Şehrimizde düzenlenen Tarihi Kentler Birliği (TKB) Bölge Toplantısı’nın kapanış ve değerlendirme bölümünde konuşan TKB Genel Sekreteri Sezer Cihan, Kastamonu’nun ölçeğinden büyük bir isme sahip olduğunu kaydederek, daha etkin olmasını bekledikleri söyledi…
Hem kıymetimizi ortaya seren hem de eksiğimizi gediğine koyan bir tespit.
17 ilçemiz ile TKB üyesiyiz…
“Abana, Araç, Doğanyurt, Azdavay, Bozkurt, Cide, Çatalzeytin, Daday, Devrekani, İnebolu, Hanönü, Kastamonu, Küre, Pınarbaşı, Taşköprü, Tosya, Şenpazar”.
Böylesi bir katılım “nadir”…
TKB’nin gözbebeğiyiz.
Ne oranda etkiniz ama?…
Unvanımızın hakkını veriyor muyuz?
TKB Genel Sekreteri Sezer Cihan da tam bu ayrıntıya parmak bastı konuşmasında…
“Kastamonu Belediyesi hariç, 16 belediye TKB üyesi. Biz, Kastamonu ve Batı Karadeniz’in daha etkin olmasını istiyoruz.

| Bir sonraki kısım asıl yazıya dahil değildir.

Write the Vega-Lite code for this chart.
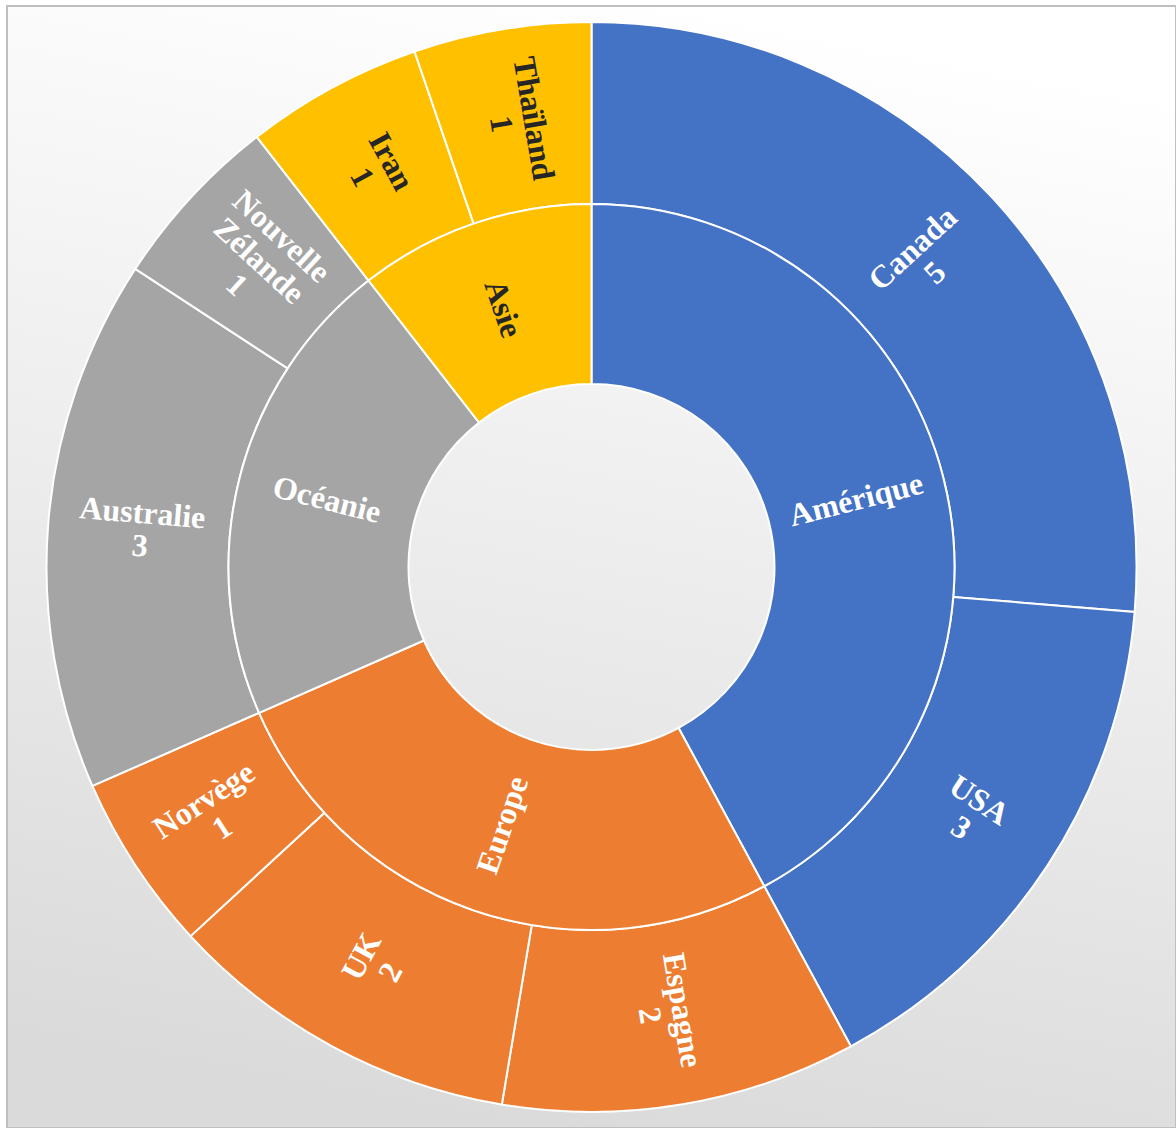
{
  "$schema": "https://vega.github.io/schema/vega-lite/v6.json",
  "autosize": {"type": "fit", "contains": "padding"},
  "width": 1176,
  "height": 1128,
  "padding": {"left": 7, "top": 6, "right": 0, "bottom": 0},
  "background": "white",
  "view": {
    "fill": {"gradient": "linear", "x1": 0.6, "y1": 0, "x2": 0.4, "y2": 1,
      "stops": [{"offset": 0, "color": "#ffffff"}, {"offset": 1, "color": "#dadada"}]},
    "stroke": "#bfbfbf",
    "strokeWidth": 2
  },
  "data": {"values": [
    {"continent": "Amérique", "country": "Canada", "value": 5, "idx": 1},
    {"continent": "Amérique", "country": "USA", "value": 3, "idx": 2},
    {"continent": "Europe", "country": "Espagne", "value": 2, "idx": 3},
    {"continent": "Europe", "country": "UK", "value": 2, "idx": 4},
    {"continent": "Europe", "country": "Norvège", "value": 1, "idx": 5},
    {"continent": "Océanie", "country": "Australie", "value": 3, "idx": 6},
    {"continent": "Océanie", "country": "Nouvelle Zélande", "value": 1, "idx": 7},
    {"continent": "Asie", "country": "Iran", "value": 1, "idx": 8},
    {"continent": "Asie", "country": "Thaïland", "value": 1, "idx": 9}
  ]},
  "layer": [
    {
      "mark": {"type": "arc", "radius": 363, "radius2": 545, "stroke": "white", "strokeWidth": 2},
      "encoding": {
        "theta": {"field": "value", "type": "quantitative", "stack": true},
        "order": {"field": "idx", "type": "quantitative"},
        "color": {"field": "continent", "type": "nominal", "legend": null,
          "scale": {"domain": ["Amérique", "Europe", "Océanie", "Asie"], "range": ["#4472C4", "#ED7D31", "#A5A5A5", "#FFC000"]}}
      }
    },
    {
      "transform": [
        {"aggregate": [{"op": "sum", "field": "value", "as": "value"}, {"op": "min", "field": "idx", "as": "idx"}], "groupby": ["continent"]}
      ],
      "mark": {"type": "arc", "radius": 183, "radius2": 363, "stroke": "white", "strokeWidth": 2},
      "encoding": {
        "theta": {"field": "value", "type": "quantitative", "stack": true},
        "order": {"field": "idx", "type": "quantitative"},
        "color": {"field": "continent", "type": "nominal", "legend": null}
      }
    },
    {
      "transform": [
        {"joinaggregate": [{"op": "sum", "field": "value", "as": "total"}]},
        {"window": [{"op": "sum", "field": "value", "as": "cum"}], "sort": [{"field": "idx"}], "frame": [null, 0]},
        {"calculate": "(datum.cum - datum.value / 2) / datum.total * 360 - 90", "as": "r0"},
        {"calculate": "datum.r0 > 90 ? datum.r0 - 180 : datum.r0", "as": "rot"},
        {"calculate": "replace(datum.country, ' ', '|') + '|' + datum.value", "as": "label"},
        {"calculate": "indexof(datum.country, ' ') >= 0 ? 3 : 2", "as": "nlines"}
      ],
      "mark": {"type": "text", "radius": 452, "font": "Liberation Serif", "fontWeight": "bold", "fontSize": 32, "lineBreak": "|", "lineHeight": 33, "align": "center", "baseline": "middle", "dy": {"expr": "-(datum.nlines - 1) * 16.5"}},
      "encoding": {
        "theta": {"field": "value", "type": "quantitative", "stack": true},
        "order": {"field": "idx", "type": "quantitative"},
        "text": {"field": "label"},
        "angle": {"field": "rot", "type": "quantitative", "scale": null},
        "color": {"condition": {"test": "datum.continent === 'Asie'", "value": "#262626"}, "value": "white"}
      }
    },
    {
      "transform": [
        {"aggregate": [{"op": "sum", "field": "value", "as": "value"}, {"op": "min", "field": "idx", "as": "idx"}], "groupby": ["continent"]},
        {"joinaggregate": [{"op": "sum", "field": "value", "as": "total"}]},
        {"window": [{"op": "sum", "field": "value", "as": "cum"}], "sort": [{"field": "idx"}], "frame": [null, 0]},
        {"calculate": "(datum.cum - datum.value / 2) / datum.total * 360 - 90", "as": "r0"},
        {"calculate": "datum.r0 > 90 ? datum.r0 - 180 : datum.r0", "as": "rot"}
      ],
      "mark": {"type": "text", "radius": 273, "font": "Liberation Serif", "fontWeight": "bold", "fontSize": 32, "align": "center", "baseline": "middle"},
      "encoding": {
        "theta": {"field": "value", "type": "quantitative", "stack": true},
        "order": {"field": "idx", "type": "quantitative"},
        "text": {"field": "continent"},
        "angle": {"field": "rot", "type": "quantitative", "scale": null},
        "color": {"condition": {"test": "datum.continent === 'Asie'", "value": "#262626"}, "value": "white"}
      }
    }
  ]
}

Ancak buna giden bir süreç var; TKB’nin koruma, kullanma, restorasyon ve fonksiyon verme başlıklarındaki eğitimlerine ilgili birimlerden uzmanların mutlaka katılması gerekiyor.
Katılımın 400’ün altına düşmediği, 200’e yakın belediye başkanının izlediği TKB Bölge Toplantıları ve yanı sıra, restorasyon ve koruma alanında yaptığı çalışmalarla rol model olabilecek kentlerde düzenlediğimiz seminerler dahil olmak üzere; Tarihi Kentler Birliği her yıl 6 toplantı gerçekleştiriyor. Bu toplantılar saha gezilerini içeriyor. Hissetmek önemli.
Kastamonu’nun ismi, ölçeğinden büyük. Bu kuşkusuz ki kentin kültürüyle, doğasıyla, koruma çalışmalarıyla, özgün mimarisiyle gündemde olmayı başarmasından kaynaklanıyor. Kastamonu, yıllardır korumanın içinde yer almış bir kent. Dolayısıyla rol model kentlerimizden biri. Belediye Başkanı ve Vali’mizin de desteğiyle Kastamonu gündemde olmaya devam edecektir.”
Cihan’ın her cümlesi “davet”…
Her harfi “destek”.
TKB ve ÇEKÜL Vakfı nezdinde ilimizin yerinin apayrı olduğunu anlatmaya gerek yok…
Son 20 yıldır Kastamonu, bu iki kuruluş ile “hemhal”.
Karşılıklı alınıp verilen “heyecan”…
“Vefa, emek, ortak akıl”.
Daveti ve desteği “ıskalamayalım”…
“Daha etkin” olalım.
Not: Kış mevsiminin gelmesiyle soluduğumuz havanın kalitesi alarm vermeye başladı yine…
Yerleşim yeri olarak zaten dezavantajlı olan şehrimiz, kışın bir başka “riskli”.
“Kirlilik” ile “sis” arasında yerine göre göz gözü görmeyen bir dehliz…
Akciğer hastalıklarına “davet”.
Önceki gün hava kalite indeksimiz “105” idi…
“Hassas” demek oluyor bu.
Dün elini artırdı…
“114” oldu sabah saatlerinde “kirlilik”.
Hava kirliliğimiz yabancı para ve değerli madenlerde yarışıyor adeta…
“Enflasyon”.
Belediye meclisinde de gündeme geldi hava kirliliği…
Alenen önümüzde duran bir sorun.
Elimiz belimizde seyredecek miyiz?…
Lokal tedbirler için çaba mı harcayacağız?